> [EXTRACTED DATA]
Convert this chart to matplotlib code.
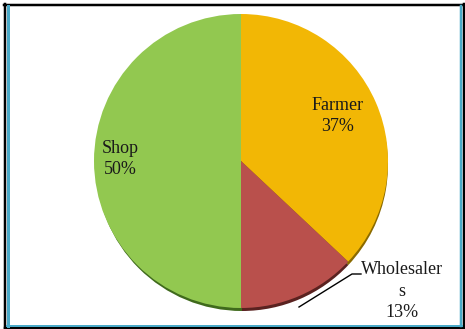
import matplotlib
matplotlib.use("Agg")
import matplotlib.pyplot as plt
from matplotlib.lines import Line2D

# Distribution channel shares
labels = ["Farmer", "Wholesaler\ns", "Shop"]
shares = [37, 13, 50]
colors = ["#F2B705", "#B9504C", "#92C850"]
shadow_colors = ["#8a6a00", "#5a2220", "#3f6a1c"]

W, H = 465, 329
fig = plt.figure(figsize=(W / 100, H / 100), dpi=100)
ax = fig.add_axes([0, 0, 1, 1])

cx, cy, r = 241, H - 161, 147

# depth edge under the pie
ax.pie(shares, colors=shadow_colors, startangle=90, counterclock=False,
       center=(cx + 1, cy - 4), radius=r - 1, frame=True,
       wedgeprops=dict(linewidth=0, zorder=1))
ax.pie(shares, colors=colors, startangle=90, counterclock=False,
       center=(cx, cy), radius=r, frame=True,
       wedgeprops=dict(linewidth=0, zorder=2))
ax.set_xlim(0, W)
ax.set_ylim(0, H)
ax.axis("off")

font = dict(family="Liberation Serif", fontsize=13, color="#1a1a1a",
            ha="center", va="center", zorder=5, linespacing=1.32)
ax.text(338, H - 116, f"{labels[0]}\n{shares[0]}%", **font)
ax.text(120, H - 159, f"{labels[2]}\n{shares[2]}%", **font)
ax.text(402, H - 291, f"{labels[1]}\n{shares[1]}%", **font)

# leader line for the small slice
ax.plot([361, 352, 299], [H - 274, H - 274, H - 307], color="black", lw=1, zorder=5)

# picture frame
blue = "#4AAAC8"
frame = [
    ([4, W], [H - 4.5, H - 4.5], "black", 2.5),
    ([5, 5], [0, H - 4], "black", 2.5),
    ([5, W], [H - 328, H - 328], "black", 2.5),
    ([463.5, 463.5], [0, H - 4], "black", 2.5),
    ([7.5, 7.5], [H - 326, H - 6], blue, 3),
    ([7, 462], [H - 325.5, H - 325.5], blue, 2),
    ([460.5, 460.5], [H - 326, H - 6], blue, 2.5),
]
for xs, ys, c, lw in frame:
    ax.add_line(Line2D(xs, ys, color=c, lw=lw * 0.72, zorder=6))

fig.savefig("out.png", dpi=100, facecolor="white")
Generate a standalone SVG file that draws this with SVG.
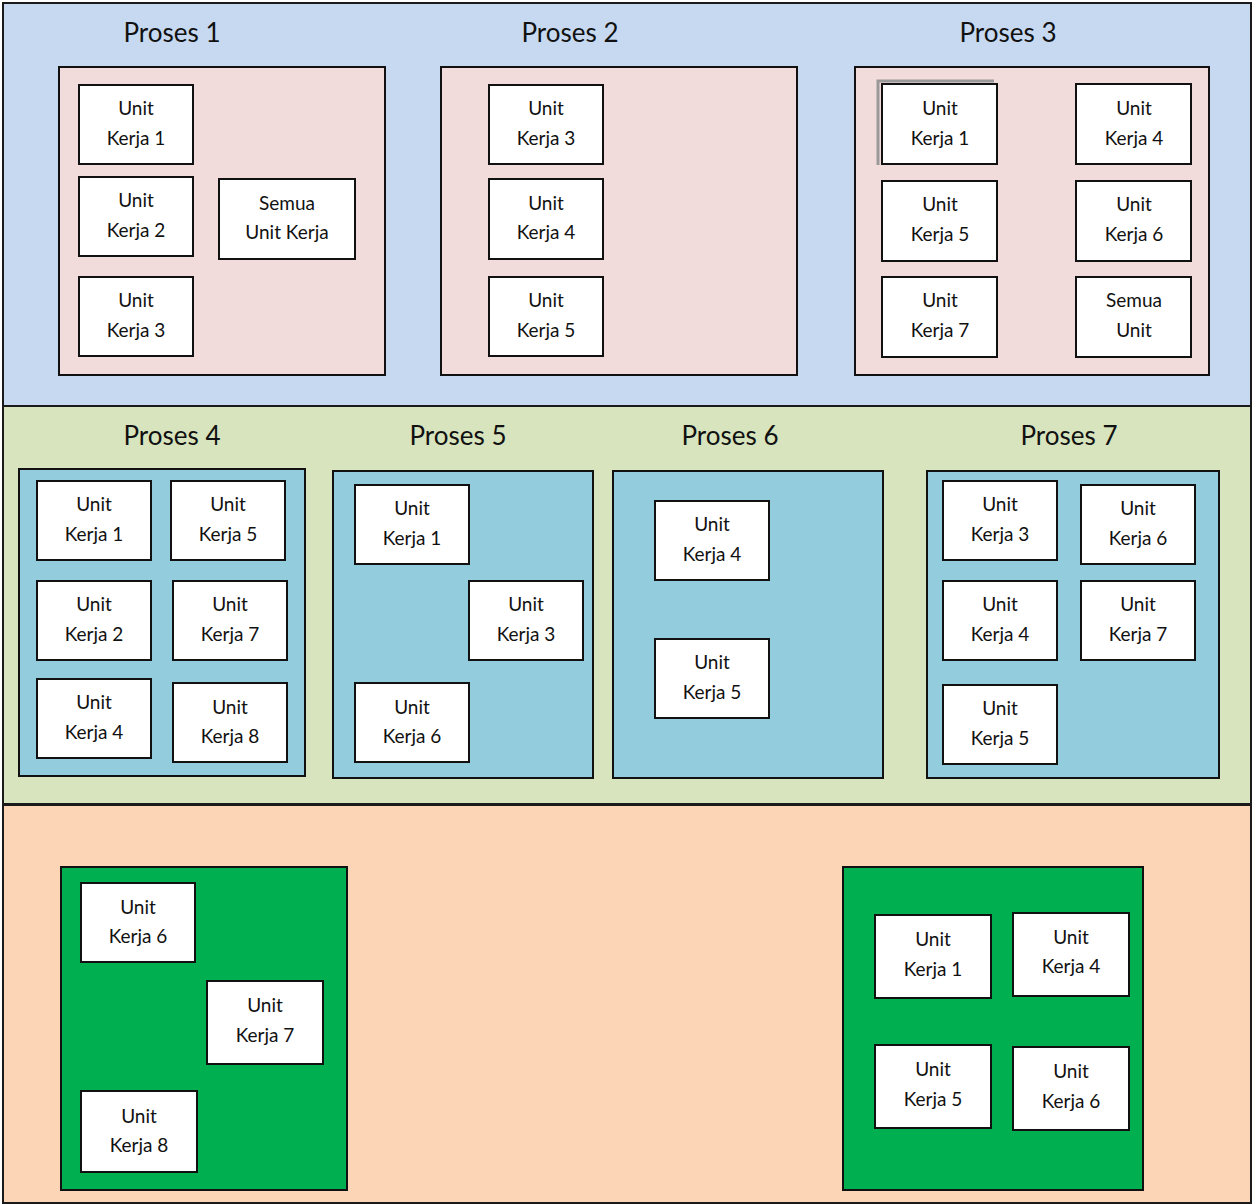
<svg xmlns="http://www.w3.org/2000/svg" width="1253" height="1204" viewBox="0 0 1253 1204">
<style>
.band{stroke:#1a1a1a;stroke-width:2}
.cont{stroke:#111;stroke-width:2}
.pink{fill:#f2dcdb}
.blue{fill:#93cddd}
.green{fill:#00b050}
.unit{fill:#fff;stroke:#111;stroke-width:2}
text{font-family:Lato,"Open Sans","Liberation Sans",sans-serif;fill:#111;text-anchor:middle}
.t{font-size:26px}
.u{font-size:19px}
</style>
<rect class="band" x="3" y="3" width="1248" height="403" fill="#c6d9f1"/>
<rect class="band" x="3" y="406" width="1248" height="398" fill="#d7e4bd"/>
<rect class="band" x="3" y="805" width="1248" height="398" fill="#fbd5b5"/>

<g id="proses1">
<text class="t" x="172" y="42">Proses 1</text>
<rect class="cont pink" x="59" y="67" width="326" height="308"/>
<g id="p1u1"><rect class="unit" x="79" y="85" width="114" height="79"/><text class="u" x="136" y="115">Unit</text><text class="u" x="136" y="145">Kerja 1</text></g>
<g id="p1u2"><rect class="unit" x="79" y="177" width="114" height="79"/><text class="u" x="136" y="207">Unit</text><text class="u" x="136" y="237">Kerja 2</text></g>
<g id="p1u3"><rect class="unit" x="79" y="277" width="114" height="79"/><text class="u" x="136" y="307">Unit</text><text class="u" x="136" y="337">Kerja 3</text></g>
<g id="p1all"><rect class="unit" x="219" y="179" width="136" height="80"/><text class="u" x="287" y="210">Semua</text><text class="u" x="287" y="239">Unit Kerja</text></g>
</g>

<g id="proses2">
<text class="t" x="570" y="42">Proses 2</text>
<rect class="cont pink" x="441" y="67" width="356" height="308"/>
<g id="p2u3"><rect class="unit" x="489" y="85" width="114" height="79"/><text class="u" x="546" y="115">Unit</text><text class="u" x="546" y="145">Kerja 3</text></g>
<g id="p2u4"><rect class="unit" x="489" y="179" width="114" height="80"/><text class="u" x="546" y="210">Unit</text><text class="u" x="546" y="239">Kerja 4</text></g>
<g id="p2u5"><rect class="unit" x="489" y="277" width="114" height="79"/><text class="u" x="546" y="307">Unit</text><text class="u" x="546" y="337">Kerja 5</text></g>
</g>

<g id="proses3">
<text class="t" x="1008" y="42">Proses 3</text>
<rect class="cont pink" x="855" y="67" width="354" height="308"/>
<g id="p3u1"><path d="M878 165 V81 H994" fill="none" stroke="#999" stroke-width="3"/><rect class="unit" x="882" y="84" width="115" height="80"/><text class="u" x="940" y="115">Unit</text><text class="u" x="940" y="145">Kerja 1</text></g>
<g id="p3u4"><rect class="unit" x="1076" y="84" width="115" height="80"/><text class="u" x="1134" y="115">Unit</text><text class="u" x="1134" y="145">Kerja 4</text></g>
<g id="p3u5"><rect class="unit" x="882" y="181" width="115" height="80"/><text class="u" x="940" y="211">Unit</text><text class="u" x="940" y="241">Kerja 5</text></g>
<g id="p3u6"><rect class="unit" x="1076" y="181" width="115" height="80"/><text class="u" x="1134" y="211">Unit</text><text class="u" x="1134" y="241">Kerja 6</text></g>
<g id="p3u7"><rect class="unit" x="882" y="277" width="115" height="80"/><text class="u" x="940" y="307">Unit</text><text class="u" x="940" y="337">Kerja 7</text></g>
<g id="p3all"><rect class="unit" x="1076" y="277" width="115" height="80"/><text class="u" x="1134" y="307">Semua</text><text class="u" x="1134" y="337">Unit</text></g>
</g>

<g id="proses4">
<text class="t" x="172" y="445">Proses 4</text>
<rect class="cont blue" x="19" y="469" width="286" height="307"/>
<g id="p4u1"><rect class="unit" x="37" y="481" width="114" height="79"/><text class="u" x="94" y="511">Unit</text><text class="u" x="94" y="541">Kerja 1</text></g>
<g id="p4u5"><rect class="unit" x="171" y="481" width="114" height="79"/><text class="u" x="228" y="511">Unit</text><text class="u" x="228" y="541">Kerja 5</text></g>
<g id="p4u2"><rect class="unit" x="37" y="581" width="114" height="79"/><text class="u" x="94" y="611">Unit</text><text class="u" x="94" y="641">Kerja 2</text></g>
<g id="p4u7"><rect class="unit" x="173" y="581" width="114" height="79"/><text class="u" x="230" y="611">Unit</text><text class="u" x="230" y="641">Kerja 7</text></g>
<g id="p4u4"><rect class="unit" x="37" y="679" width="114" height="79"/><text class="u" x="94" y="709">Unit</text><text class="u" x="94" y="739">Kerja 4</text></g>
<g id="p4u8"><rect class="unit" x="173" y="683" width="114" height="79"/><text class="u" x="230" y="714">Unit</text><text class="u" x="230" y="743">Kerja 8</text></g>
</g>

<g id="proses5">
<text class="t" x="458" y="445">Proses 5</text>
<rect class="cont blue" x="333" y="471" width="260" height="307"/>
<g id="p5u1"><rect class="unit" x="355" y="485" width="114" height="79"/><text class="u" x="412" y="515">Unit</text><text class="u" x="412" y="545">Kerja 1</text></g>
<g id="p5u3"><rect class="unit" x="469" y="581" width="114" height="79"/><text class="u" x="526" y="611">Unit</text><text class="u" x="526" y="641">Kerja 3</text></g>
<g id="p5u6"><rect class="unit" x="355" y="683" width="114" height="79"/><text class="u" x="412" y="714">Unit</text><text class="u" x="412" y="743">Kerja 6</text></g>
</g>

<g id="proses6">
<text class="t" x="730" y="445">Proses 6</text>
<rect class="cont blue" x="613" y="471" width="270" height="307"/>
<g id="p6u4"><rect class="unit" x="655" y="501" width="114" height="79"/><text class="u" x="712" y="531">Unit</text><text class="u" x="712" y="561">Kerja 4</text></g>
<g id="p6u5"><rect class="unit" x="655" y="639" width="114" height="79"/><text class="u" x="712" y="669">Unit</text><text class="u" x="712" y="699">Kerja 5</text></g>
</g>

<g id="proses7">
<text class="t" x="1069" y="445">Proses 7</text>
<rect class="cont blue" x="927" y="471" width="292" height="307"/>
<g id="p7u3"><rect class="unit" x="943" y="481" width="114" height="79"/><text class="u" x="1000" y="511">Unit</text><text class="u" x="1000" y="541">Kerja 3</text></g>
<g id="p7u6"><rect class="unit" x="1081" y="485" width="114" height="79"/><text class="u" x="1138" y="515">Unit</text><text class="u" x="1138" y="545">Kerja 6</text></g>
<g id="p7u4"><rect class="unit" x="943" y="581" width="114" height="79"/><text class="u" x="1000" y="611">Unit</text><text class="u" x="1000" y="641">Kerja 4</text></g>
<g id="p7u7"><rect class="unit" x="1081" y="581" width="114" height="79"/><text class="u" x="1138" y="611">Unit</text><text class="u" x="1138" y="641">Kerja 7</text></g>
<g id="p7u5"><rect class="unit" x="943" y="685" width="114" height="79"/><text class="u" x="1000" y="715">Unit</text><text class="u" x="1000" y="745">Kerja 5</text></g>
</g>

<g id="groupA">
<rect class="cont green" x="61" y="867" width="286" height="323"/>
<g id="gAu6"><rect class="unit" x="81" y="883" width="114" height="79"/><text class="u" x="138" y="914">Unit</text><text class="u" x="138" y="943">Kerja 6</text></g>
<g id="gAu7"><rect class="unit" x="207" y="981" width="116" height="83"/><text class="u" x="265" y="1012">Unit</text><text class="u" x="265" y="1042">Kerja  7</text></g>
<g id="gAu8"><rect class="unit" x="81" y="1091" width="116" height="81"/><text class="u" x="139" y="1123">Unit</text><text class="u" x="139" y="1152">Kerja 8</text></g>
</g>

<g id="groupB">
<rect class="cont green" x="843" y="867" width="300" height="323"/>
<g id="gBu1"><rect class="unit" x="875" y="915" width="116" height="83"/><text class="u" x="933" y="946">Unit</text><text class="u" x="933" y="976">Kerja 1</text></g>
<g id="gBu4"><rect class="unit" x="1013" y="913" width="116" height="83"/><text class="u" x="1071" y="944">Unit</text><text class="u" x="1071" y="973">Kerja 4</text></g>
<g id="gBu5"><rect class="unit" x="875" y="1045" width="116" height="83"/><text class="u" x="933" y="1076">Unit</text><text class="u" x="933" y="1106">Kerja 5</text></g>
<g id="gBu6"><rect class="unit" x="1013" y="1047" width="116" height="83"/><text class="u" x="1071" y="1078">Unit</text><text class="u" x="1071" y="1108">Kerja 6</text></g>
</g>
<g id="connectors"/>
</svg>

> [GOAL] Set the lines above down again, word for word, from the first through the one containing "cx, cy, r = 241, H - 161, 147"; pictures excluded.

> [EXERCISE SOLUTION]
Convert this chart to matplotlib code.
import matplotlib
matplotlib.use("Agg")
import matplotlib.pyplot as plt
from matplotlib.lines import Line2D

# Distribution channel shares
labels = ["Farmer", "Wholesaler\ns", "Shop"]
shares = [37, 13, 50]
colors = ["#F2B705", "#B9504C", "#92C850"]
shadow_colors = ["#8a6a00", "#5a2220", "#3f6a1c"]

W, H = 465, 329
fig = plt.figure(figsize=(W / 100, H / 100), dpi=100)
ax = fig.add_axes([0, 0, 1, 1])

cx, cy, r = 241, H - 161, 147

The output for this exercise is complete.